**Exercise prompt:**
Write each line of the material exactly as given, from the top through the line that contains "ends = [1.79, 3.93]", and omit all pictures.

**Recorded data:**
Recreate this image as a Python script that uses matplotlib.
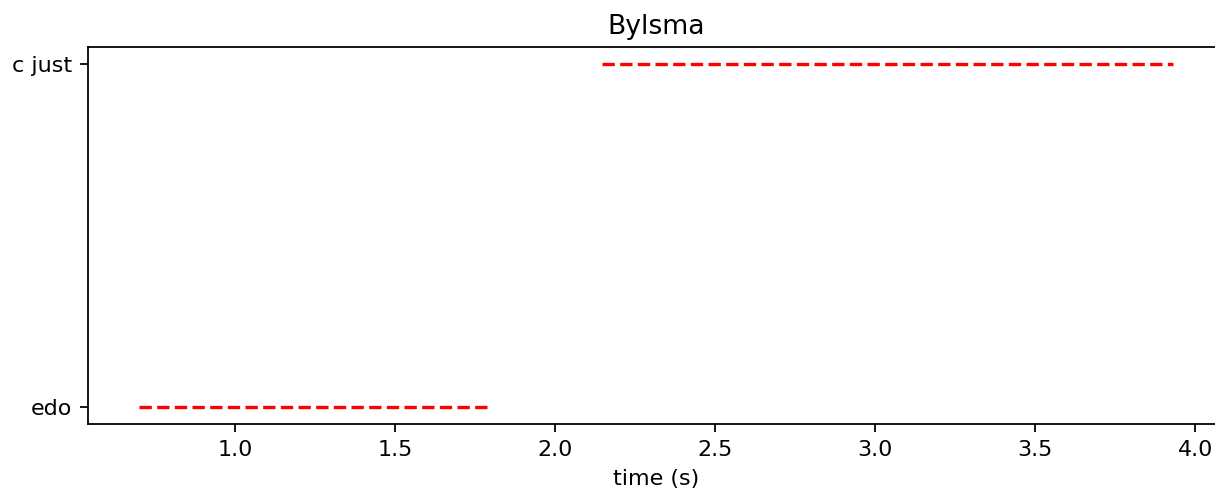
import matplotlib.pyplot as plt

# note labels and their onset / offset times (seconds)
labels = ["edo", "c just"]
starts = [0.70, 2.145]
ends = [1.79, 3.93]

fig = plt.figure(figsize=(1215 / 160, 494 / 160), dpi=160)
ax = fig.add_axes([87.5 / 1215, 69.7 / 494, 1137 / 1215, 377 / 494])

for lab, t0, t1 in zip(labels, starts, ends):
    ax.plot([t0, t1], [lab, lab], "r--")

ax.set_title("Bylsma")
ax.set_xlabel("time (s)")

fig.savefig("out.png", dpi=160)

**Response below:**
Recreate this image as a Python script that uses matplotlib.
import matplotlib.pyplot as plt

# note labels and their onset / offset times (seconds)
labels = ["edo", "c just"]
starts = [0.70, 2.145]
ends = [1.79, 3.93]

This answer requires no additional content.